Sultan Hossaini sent three of his children from their rural home to the capital, Kabul, hoping they would gain degrees and employment in the new Afghanistan that was promised after the overthrow of the Taliban.

But one was killed by a suicide bomber, and the other two face dwindling opportunities and mounting fears as the country slides into chaos.

Despite 16 years of war and billions of dollars in international aid, security is worsening and jobs have grown scarce. More than 2.5 million Afghans have fled — the second largest refugee population after Syria's.

Hossaini's oldest son, Khadim, was 10 years old when the U.S.-led invasion toppled the Taliban after the Sept. 11 attacks in the United States. He went on to study computer science and earn a degree, but these days he is searching for work.

Khadim's younger sisters, Najiba and Maryam, were part of the first generation of Afghan women to attend school after the fall of the Taliban, who had outlawed women's education. Najiba studied information technology and was eventually hired by the Petroleum Ministry, which sent her to Japan to earn a master's degree.

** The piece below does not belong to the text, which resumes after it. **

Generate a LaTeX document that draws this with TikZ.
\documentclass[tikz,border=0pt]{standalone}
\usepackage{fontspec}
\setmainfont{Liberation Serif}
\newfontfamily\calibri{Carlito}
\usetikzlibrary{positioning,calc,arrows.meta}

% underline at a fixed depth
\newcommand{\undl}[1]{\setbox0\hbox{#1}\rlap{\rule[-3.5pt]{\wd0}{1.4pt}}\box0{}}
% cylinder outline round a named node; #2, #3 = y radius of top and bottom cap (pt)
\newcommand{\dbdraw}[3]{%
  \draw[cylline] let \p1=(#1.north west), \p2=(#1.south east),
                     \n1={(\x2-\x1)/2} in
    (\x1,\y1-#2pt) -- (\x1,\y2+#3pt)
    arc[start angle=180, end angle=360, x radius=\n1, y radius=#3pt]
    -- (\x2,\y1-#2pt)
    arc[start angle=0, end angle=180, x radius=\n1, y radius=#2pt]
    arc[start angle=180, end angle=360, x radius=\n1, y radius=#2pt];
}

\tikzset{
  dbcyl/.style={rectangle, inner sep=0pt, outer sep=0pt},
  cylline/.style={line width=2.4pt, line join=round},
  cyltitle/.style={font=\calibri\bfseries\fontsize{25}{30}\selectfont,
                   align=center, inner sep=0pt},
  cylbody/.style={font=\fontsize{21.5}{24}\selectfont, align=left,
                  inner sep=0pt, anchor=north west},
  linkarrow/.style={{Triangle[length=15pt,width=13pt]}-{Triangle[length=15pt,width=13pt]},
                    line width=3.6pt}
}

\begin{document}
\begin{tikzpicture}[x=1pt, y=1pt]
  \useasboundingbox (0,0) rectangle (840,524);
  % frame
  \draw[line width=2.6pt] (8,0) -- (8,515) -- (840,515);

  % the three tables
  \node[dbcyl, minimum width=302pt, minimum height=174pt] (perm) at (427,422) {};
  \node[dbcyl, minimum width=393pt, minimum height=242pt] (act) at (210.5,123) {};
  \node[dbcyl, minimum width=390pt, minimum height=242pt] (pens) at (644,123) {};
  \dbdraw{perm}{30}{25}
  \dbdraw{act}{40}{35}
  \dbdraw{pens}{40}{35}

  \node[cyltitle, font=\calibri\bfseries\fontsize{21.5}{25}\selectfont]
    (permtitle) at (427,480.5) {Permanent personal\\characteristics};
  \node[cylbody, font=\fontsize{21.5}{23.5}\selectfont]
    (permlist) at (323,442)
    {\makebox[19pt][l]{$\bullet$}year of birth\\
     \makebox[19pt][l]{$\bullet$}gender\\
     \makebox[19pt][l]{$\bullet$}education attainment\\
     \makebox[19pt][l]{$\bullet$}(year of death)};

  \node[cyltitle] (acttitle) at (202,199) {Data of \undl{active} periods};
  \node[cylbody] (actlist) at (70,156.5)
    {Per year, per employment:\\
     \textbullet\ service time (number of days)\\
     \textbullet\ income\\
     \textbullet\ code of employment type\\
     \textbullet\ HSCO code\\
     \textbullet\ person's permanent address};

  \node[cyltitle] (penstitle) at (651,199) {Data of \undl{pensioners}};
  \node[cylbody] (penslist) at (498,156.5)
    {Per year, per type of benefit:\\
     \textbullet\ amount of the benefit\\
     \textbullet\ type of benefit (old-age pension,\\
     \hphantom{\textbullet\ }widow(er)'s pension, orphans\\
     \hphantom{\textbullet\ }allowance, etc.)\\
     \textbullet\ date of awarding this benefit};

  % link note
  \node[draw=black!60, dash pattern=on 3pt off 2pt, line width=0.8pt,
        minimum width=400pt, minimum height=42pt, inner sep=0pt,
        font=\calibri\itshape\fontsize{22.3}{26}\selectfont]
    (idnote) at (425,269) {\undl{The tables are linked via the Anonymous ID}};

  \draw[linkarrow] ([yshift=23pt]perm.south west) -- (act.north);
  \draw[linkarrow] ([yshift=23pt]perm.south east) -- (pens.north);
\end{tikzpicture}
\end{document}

But as the Hossainis pursued their dreams, Afghanistan remained mired in conflict. The Taliban have expanded their reach across much of the country, where they compete with increasingly powerful warlords. Corruption is rife, and the economy is in ruins.

Maryam, who is studying computer science in Kabul, said her sister had considered staying in Japan, fearful of the growing unrest. But Najiba eventually returned, only to have her improbable journey ended by a suicide bomber, who rammed his car into a bus full of Petroleum Ministry employees on July 31.

"All my dreams for my country, for my children, died with Najiba," said Hossaini.

Maryam recalls racing from hospital to hospital until finally she found what remained of her sister — a hand and a leg. She recognized her sister's engagement ring, which Najiba's fiance had given her after making two trips to their rural home in the Daikhundi province to convince her parents he was good enough to marry their accomplished daughter.

"Every day someone is dying. Who can live in Afghanistan without wondering if they will be the next to be killed?" Maryam said. "We have only one hope now in Afghanistan, and that hope is just to survive."

Andrew Wilder, vice president of the United States Institute for Peace's Asia program, said Afghanistan's young were the greatest benefactor of a post-Taliban "bubble economy" generated by international aid as well as opium trafficking.

"High-paying jobs were relatively plentiful for bright young Afghans with English language and computer skills," he said.

Those opportunities dwindled as the security situation worsened, and the bubble finally burst after 2014, when the U.S. and NATO formally concluded their combat mission. Aid organizations also scaled back efforts in response to the growing chaos and the need to address other global crises, including in Syria and Iraq.

The deterioration has fueled a "growing sense of hopelessness and despair" that has led many Afghans to flee, Wilder said.

Afghanistan's deputy minister of youth affairs, Kamal Sadat, sees a missed opportunity.

"We had a golden chance to change things with all the money which came in," he said. "We didn't use those opportunities the way we should have."

He said more attention was paid to building schools and universities than to staffing them with quality teachers. Nowadays many Afghans have turned to private institutions instead.

Many young people say they know of someone who has left and that they would do the same if they had the means.

Shaban Hamraz works in a local grocery store, but the 19-year-old says he hopes to leave Kabul for Iran or Turkey. Three friends recently headed to neighboring Iran, and Hamraz has heard that some smugglers charge as little as $1,400 for the crossing.

Of those who remain, many refuse to attend school or pursue other opportunities because of the violence.

"In just one month, three attacks in Afghanistan killed almost 100 people," said Ahmad Riaz, an 18-year-old high school graduate. "I have no heart to go out of the house."

An Afghan man, who asked not to be named because he works for a foreign organization and fears Taliban retribution, said he sent his entire family to live in Turkey last year after a Taliban assault on the American University of Afghanistan in Kabul, where his son was a student.

He recalls watching the bodies being carried away from the campus as he fearfully awaited word on his son. He finally emerged unharmed at 4 a.m. He says he kept his family in Afghanistan through decades of war and instability, but now he believes it's too dangerous for them.

Despite the challenges, there are still pockets of hope.

Mahal Wak was in the vicinity of the blast that killed Najiba, and recalls the screaming, the shrapnel and the bodies. "I was in a bad condition," the 17-year-old said. "But all I could think of at the time was to help the wounded, the children."

She's determined to remain in the country, and to continue working as a model for traditional embroidered Afghan clothing. "If (the Taliban) think this is wrong that is their mistake. We are sharing our culture," she said.

Her employer, Ajmal Haqiqi, who hails from the restive Ghazni province, said he exhibits and markets the traditional clothing in hopes of preserving Afghanistan's 5,000-year-old culture.

"I think if I die here or somewhere else, does it matter?" he said. "I love my country."


Associated Press writer Amir Shah in Kabul, Afghanistan, contributed to this report.